--- Provided records ---
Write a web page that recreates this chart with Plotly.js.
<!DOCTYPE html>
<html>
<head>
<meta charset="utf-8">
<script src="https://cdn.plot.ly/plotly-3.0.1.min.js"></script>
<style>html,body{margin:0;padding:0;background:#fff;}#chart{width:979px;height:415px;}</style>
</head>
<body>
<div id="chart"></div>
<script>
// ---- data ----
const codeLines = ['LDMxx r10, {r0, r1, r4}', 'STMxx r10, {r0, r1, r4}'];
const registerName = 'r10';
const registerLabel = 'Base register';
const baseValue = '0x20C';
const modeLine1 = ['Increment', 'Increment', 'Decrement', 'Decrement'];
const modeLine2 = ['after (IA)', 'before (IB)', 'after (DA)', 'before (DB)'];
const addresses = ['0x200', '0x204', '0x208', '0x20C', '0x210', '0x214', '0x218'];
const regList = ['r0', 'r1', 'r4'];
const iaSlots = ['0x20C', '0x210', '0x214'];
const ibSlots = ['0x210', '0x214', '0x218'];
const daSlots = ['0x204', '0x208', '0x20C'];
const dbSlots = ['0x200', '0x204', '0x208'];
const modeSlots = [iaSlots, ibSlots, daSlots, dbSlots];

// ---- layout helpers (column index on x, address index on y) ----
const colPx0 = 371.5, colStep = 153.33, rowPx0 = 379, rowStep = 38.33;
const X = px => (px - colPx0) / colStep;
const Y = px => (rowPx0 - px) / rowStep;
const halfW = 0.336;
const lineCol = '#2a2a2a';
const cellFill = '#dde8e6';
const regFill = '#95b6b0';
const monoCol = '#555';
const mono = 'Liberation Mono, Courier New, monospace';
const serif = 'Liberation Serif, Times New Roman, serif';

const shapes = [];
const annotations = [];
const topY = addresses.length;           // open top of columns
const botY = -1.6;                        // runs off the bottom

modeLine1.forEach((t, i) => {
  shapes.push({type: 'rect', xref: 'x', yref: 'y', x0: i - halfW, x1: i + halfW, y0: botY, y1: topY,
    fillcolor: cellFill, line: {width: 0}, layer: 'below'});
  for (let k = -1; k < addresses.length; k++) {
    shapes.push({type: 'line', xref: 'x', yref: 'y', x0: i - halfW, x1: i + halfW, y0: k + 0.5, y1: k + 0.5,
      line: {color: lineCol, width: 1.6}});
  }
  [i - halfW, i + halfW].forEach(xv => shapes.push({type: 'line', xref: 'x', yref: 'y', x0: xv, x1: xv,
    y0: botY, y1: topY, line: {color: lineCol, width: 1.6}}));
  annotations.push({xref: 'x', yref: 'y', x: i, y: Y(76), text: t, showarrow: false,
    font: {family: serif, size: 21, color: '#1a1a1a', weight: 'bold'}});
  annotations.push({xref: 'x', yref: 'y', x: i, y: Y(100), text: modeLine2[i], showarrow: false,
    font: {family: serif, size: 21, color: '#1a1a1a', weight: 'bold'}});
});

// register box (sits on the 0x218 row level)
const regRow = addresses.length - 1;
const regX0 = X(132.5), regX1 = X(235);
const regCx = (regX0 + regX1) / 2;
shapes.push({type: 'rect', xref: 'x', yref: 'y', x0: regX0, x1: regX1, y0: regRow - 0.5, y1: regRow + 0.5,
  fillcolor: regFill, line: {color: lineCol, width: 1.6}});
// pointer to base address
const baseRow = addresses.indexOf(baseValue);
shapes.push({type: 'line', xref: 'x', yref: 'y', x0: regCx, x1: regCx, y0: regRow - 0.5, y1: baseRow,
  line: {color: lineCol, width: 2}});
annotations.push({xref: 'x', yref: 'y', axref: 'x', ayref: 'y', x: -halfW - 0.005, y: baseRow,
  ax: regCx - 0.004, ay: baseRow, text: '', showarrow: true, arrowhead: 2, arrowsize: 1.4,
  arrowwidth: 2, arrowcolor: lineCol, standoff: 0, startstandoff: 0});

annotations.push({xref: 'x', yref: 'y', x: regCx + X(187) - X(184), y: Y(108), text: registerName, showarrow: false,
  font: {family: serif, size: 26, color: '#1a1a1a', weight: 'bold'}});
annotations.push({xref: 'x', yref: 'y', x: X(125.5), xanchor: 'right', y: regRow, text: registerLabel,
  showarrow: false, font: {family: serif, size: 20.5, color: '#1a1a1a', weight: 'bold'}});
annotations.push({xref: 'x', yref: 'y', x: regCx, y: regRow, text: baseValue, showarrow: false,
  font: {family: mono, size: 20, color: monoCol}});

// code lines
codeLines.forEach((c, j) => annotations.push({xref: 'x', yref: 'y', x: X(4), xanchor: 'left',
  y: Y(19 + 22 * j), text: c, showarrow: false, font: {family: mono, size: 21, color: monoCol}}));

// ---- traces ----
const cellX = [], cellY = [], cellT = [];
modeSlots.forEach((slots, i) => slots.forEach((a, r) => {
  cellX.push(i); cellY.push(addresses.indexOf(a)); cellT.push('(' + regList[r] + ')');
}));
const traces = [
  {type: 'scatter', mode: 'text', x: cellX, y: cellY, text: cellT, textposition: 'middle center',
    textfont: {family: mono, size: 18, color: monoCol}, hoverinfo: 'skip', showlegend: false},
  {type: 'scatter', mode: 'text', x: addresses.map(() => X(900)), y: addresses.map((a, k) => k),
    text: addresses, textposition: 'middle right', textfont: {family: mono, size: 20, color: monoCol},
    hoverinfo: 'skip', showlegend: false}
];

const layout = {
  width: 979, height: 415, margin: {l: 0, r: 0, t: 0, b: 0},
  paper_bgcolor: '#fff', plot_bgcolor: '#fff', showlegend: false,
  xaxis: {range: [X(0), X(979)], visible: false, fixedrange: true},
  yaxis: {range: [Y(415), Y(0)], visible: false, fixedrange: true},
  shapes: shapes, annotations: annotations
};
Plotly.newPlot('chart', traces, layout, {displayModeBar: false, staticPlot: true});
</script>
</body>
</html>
---
--- Provided records ---
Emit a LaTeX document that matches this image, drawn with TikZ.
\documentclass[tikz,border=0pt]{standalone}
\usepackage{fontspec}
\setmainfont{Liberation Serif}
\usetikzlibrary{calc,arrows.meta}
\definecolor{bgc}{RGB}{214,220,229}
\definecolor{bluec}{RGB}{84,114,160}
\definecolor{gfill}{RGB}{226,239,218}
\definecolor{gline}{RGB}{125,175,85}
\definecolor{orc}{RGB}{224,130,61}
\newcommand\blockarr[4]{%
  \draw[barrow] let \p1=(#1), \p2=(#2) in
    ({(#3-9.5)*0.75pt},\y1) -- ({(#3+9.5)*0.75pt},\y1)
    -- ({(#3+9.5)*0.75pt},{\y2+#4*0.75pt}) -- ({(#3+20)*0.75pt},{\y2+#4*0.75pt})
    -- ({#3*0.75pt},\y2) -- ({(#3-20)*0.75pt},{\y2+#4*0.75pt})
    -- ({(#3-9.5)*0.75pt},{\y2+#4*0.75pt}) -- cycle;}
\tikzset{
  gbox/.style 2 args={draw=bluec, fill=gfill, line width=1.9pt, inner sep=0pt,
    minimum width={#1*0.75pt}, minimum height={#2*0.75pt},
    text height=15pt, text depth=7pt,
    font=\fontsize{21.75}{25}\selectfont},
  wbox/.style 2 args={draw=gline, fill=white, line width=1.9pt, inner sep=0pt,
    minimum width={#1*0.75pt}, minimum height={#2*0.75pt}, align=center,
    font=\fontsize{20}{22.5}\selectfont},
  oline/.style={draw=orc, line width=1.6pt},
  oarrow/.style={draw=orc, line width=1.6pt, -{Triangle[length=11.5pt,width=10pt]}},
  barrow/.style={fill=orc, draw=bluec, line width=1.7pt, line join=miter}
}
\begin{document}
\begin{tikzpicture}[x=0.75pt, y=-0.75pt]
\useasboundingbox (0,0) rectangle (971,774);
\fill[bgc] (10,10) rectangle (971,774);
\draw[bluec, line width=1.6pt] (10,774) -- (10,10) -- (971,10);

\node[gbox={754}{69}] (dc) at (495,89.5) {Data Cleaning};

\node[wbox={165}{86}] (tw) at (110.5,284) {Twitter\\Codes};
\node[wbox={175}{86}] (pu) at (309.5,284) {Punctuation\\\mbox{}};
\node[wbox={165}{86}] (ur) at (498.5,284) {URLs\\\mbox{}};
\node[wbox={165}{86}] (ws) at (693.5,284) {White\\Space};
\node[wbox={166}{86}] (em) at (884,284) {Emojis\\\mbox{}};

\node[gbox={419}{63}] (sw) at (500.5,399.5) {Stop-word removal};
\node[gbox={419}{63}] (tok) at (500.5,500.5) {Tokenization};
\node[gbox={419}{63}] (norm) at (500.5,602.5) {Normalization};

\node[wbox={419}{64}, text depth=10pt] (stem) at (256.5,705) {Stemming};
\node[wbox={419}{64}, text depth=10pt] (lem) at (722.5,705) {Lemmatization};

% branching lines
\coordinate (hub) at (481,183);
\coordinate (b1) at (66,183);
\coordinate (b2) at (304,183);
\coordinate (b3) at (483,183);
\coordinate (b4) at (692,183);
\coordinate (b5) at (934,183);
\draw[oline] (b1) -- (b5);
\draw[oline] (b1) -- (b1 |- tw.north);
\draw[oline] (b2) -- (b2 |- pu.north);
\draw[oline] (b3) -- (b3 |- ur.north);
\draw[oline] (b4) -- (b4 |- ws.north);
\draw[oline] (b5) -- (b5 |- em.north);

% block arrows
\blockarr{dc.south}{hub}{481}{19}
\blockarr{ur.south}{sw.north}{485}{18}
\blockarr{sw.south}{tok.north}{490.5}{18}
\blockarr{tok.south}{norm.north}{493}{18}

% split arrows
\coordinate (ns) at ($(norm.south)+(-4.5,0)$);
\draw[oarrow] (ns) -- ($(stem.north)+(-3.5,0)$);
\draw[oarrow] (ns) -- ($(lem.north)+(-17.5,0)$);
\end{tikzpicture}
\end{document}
---
--- Provided records ---
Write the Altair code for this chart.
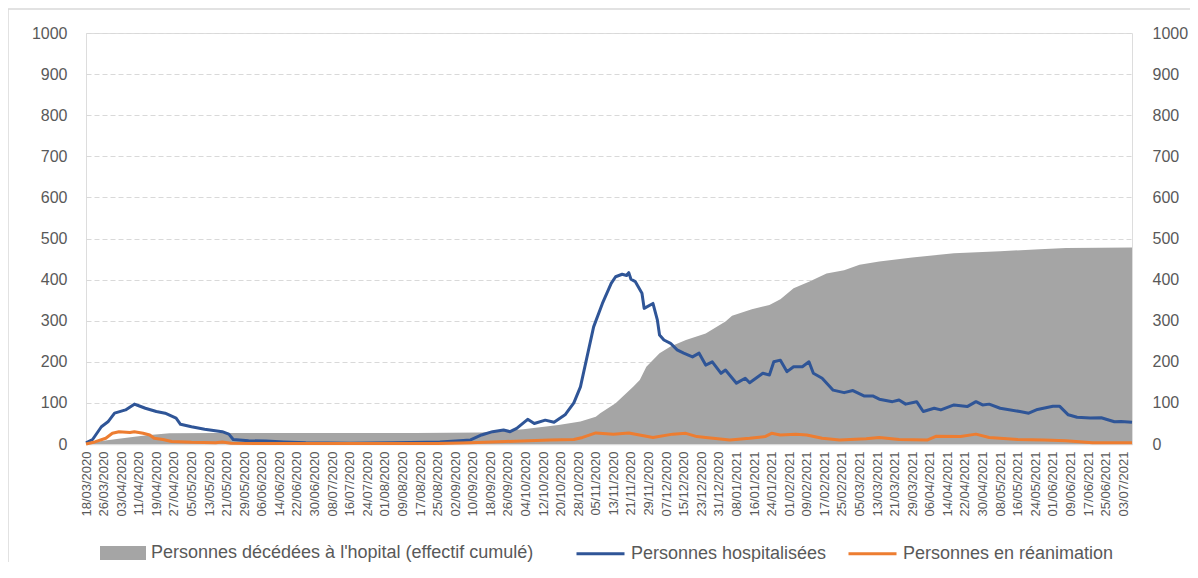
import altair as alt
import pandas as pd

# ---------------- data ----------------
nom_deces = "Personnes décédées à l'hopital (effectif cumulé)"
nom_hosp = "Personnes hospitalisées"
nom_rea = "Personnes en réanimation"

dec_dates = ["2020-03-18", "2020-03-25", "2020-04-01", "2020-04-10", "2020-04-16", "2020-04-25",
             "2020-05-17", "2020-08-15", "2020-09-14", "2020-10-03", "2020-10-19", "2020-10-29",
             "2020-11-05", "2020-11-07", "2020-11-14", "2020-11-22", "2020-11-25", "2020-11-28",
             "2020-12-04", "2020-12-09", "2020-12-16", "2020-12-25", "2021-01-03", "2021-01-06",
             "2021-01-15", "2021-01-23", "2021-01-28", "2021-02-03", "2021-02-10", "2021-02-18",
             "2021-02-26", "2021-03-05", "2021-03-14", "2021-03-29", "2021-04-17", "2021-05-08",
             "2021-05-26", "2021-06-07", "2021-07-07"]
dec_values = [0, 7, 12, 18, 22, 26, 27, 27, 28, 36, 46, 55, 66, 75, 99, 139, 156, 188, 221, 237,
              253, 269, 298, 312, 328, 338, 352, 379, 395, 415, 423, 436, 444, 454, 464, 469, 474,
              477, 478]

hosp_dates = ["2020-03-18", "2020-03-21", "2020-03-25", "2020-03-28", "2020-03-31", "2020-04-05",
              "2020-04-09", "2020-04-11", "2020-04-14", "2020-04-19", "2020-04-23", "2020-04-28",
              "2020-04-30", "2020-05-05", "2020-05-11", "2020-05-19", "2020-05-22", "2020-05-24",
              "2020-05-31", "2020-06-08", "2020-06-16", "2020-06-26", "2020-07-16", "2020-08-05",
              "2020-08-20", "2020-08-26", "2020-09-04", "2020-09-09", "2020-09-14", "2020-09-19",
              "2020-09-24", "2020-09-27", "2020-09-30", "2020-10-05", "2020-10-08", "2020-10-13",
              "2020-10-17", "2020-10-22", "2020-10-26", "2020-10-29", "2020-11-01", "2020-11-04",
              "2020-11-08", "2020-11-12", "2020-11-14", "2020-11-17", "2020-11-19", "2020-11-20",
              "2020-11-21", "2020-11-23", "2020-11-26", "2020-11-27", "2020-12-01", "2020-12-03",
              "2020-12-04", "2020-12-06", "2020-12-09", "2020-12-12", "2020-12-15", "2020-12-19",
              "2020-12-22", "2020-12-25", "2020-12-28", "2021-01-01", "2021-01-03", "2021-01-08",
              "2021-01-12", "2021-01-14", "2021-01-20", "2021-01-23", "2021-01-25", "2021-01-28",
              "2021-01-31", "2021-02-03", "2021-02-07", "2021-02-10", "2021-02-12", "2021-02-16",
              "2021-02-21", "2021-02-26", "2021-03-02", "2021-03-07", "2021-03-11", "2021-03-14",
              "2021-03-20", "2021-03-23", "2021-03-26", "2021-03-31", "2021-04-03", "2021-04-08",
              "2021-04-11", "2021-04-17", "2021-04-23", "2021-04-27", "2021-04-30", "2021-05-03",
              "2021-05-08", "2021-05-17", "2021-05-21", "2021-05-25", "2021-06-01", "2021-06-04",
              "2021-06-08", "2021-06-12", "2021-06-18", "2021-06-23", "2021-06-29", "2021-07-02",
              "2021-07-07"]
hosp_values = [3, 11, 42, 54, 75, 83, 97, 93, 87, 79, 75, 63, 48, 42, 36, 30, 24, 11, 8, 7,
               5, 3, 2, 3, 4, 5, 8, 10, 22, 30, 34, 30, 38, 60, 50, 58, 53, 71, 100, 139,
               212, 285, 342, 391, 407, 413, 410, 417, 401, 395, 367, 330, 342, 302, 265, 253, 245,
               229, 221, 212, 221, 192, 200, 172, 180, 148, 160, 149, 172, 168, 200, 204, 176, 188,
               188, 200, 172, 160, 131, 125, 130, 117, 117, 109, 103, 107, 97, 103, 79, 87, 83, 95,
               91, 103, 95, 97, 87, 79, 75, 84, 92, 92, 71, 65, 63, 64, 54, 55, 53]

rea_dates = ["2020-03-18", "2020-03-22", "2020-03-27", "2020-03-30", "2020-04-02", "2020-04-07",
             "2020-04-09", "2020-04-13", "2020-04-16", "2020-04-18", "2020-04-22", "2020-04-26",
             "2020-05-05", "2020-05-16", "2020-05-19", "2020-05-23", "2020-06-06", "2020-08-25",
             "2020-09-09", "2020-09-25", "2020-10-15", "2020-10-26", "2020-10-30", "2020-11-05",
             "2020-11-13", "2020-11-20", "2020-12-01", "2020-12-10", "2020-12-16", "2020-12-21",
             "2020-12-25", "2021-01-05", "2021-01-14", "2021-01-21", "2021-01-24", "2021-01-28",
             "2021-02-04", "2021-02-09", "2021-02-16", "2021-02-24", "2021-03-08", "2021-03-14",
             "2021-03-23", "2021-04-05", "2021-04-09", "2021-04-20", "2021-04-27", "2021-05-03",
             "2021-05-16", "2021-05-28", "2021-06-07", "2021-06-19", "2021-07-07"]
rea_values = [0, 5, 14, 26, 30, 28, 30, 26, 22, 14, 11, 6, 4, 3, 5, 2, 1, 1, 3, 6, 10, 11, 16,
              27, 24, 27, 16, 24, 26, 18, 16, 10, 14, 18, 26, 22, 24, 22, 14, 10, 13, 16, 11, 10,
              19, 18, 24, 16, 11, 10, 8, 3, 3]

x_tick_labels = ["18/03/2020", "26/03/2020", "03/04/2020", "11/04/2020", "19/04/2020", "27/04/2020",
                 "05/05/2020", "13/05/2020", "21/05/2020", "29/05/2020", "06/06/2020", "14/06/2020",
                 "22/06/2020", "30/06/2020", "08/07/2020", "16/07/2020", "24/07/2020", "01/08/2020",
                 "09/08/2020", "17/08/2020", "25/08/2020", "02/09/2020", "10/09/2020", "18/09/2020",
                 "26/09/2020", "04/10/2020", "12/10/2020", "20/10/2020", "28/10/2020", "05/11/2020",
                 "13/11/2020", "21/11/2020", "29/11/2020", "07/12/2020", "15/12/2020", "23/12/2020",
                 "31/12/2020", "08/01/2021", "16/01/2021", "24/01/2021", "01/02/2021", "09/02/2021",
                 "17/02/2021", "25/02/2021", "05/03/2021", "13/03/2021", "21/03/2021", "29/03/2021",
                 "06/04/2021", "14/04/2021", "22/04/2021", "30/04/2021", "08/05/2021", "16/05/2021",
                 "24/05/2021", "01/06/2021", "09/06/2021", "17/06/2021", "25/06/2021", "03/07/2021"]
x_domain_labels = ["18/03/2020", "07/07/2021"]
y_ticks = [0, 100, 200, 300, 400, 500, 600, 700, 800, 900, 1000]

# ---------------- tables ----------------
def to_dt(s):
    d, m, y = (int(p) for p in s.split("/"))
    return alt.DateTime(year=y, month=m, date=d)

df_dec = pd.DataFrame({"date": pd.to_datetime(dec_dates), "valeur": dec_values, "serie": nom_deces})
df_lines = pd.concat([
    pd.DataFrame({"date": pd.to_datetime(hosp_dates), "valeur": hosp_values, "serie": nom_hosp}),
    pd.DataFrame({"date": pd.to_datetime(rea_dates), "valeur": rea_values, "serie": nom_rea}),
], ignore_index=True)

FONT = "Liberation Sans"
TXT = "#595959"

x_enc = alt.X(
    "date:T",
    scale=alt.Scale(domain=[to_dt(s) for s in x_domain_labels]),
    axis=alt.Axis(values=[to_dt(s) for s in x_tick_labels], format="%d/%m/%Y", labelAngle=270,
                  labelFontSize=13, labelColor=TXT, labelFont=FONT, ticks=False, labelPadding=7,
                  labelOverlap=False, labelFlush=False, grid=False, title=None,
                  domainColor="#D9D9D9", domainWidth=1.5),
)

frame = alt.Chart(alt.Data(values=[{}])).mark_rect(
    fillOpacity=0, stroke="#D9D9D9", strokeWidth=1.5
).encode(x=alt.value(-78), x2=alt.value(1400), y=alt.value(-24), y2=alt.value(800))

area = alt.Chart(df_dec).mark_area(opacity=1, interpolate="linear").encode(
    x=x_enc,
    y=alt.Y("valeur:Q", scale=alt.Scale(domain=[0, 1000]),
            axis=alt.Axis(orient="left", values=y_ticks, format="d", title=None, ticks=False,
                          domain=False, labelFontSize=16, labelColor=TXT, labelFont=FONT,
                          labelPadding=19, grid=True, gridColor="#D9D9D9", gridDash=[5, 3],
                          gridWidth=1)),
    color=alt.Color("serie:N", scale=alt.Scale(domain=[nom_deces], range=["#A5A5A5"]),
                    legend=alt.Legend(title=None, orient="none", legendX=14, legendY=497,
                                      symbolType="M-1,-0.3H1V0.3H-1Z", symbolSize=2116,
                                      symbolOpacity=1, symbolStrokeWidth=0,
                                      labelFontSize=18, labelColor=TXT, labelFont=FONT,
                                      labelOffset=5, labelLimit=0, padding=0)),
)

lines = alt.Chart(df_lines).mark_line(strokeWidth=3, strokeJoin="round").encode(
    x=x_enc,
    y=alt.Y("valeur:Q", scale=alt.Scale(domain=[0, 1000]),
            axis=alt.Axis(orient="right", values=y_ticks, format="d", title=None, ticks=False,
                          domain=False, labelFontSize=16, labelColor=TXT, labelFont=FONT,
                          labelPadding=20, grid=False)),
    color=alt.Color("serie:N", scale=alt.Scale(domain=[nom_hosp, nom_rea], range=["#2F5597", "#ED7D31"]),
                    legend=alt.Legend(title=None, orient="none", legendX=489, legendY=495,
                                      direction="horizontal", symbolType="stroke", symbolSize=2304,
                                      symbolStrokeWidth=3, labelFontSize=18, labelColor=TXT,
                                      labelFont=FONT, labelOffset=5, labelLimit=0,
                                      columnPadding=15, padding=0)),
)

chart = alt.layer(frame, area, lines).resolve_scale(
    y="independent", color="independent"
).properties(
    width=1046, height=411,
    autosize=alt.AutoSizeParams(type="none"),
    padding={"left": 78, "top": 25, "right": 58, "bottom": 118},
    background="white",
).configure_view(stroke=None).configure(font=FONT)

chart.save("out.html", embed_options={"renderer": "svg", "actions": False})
---
Exercise details | Above is a listing; print exactly its lines from the one with "Write a web" through the one with "const modeSlots = [iaSlots, ibSlots, daSlots, dbSlots];", and no other lines.

Exercise output |
Write a web page that recreates this chart with Plotly.js.
<!DOCTYPE html>
<html>
<head>
<meta charset="utf-8">
<script src="https://cdn.plot.ly/plotly-3.0.1.min.js"></script>
<style>html,body{margin:0;padding:0;background:#fff;}#chart{width:979px;height:415px;}</style>
</head>
<body>
<div id="chart"></div>
<script>
// ---- data ----
const codeLines = ['LDMxx r10, {r0, r1, r4}', 'STMxx r10, {r0, r1, r4}'];
const registerName = 'r10';
const registerLabel = 'Base register';
const baseValue = '0x20C';
const modeLine1 = ['Increment', 'Increment', 'Decrement', 'Decrement'];
const modeLine2 = ['after (IA)', 'before (IB)', 'after (DA)', 'before (DB)'];
const addresses = ['0x200', '0x204', '0x208', '0x20C', '0x210', '0x214', '0x218'];
const regList = ['r0', 'r1', 'r4'];
const iaSlots = ['0x20C', '0x210', '0x214'];
const ibSlots = ['0x210', '0x214', '0x218'];
const daSlots = ['0x204', '0x208', '0x20C'];
const dbSlots = ['0x200', '0x204', '0x208'];
const modeSlots = [iaSlots, ibSlots, daSlots, dbSlots];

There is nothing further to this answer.